“Denmark is not all Lego and pastries!” quipped Nikolaj Znaider to the Albert Hall audience. Indeed not. It is the land of Carl Nielsen, whose 150th birthday was celebrated in a packed Prom given by the Danish National Symphony Orchestra that included overture, symphony and choral works. Brahms was the interloper at the party here, but his Violin Concerto was given an aristocratic performance by the Danish-Israeli Znaider, as princely as Hamlet. Great Danes all, but presiding over everything was an Italian – Fabio Luisi, the orchestra’s Principal Conductor Designate, who took to Nielsen like a mermaid to Copenhagen’s waters.
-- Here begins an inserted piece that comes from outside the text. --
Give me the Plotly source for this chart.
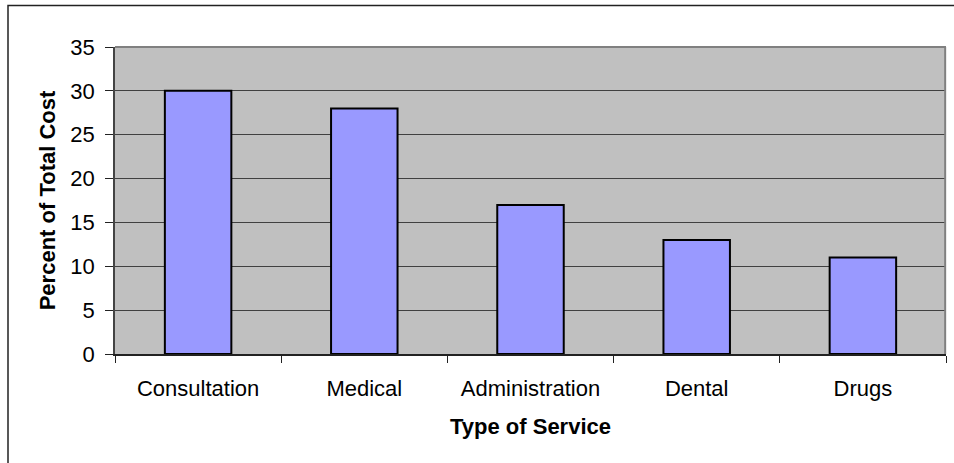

The Helios Overture, composed during an extended stay in Greece in 1903, depicts the sun god riding his chariot across an azure sky. The DNSO horns were cruelly exposed during the overture’s first light, but warmed up to glow as the sun reached its zenith. Luisi doesn’t take up his new appointment until the 2017-18 season, but already looks to have forged an excellent relationship with the orchestra. He offers energy aplenty, but with a precise beat and careful cueing.
We have to wait until next Tuesday for Nielsen's Violin Concerto, which Znaider performed on his Proms debut in 2002 (with the same orchestra). Instead, he performed Brahms’ magisterial Violin Concerto in D major, a performance which blazed with fierce intensity. The Albert Hall can be a harsh place for violinists, whose sound can get swallowed up all too easily. Not so Znaider, whose burnished tone projected with ease. His approach to Brahms is muscular, with tempestuous double-stopping, yet able to charm with silky phrasing and judicious amounts of portamento. This was golden age playing, heightened by the inclusion of Jascha Heifetz’s fiendish cadenza, of which Znaider made light work.
Luisi ensured that the orchestra didn’t play a backseat role in this drama. The Danish NSO’s woodwind team is especially fine, Eva Steinaa’s creamy oboe solo stealing the honours in the luscious Adagio. The strings lacked a little weight in the ‘Gypsy’ finale, more lyric grace than Znaider’s stamping Hungarian fire, but not without warmth.